In our problem, as the sailboat moves, the lengths and distances change over time. To find the rate at which the boat approaches the dock, we need to differentiate the equation from the Pythagorean Theorem \( x^2 + 25 = l^2 \) with respect to time \( t \). This involves knowing how to use implicit differentiation. Let's differentiate both sides of the equation: \[ 2x \frac{dx}{dt} = 2l \frac{dl}{dt} \] Here,

• \(x\) is the horizontal distance from the boat to the dock,
• \(\frac{dx}{dt}\) is the rate at which this distance changes,
• \(l\) is the length of the rope,
• \(\frac{dl}{dt}\) is the rate at which the rope is being pulled in.

Since the rope is being pulled in at a rate of 2 feet per second, we have \( \frac{dl}{dt} = -2 \) feet per second (negative because the rope shortens). Incorporating these into our differentiated equation allows us to link the rates of change for different parts of the problem.

Now that we have differentiated the equation with respect to time, our next step is to use the values provided to solve for \( \frac{dx}{dt} \) – the rate at which the boat is approaching the dock.

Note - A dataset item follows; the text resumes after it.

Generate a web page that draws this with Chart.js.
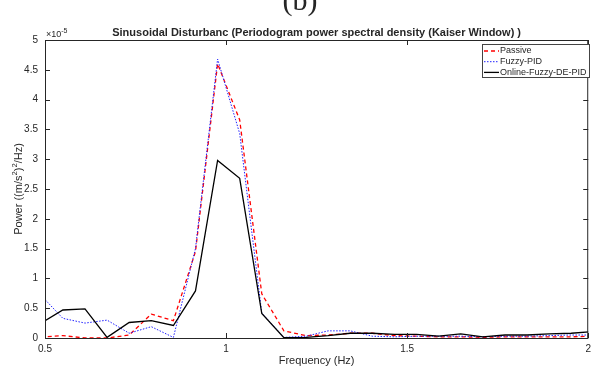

From the earlier steps, we know:

• \( l = 13 \) feet,
• \( x = 12 \) feet,
• \( \frac{dl}{dt} = -2 \) feet per second.

Using the differentiated equation: \[ x \frac{dx}{dt} = l \frac{dl}{dt} \] we substitute the given values: \[ 12 \frac{dx}{dt} = 13 \times (-2) \] \[ 12 \frac{dx}{dt} = -26 \] Solving for \( \frac{dx}{dt} \) gives us: \[ \frac{dx}{dt} = -\frac{26}{12} \] This simplifies to: \[ \frac{dx}{dt} \thickapprox -2.17 \] feet per second. This means the boat is approaching the dock at an approximate rate of \( -2.17 \) feet per second. Note the negative sign indicates the distance is decreasing. Understanding these calculations is essential for solving similar related rates problems.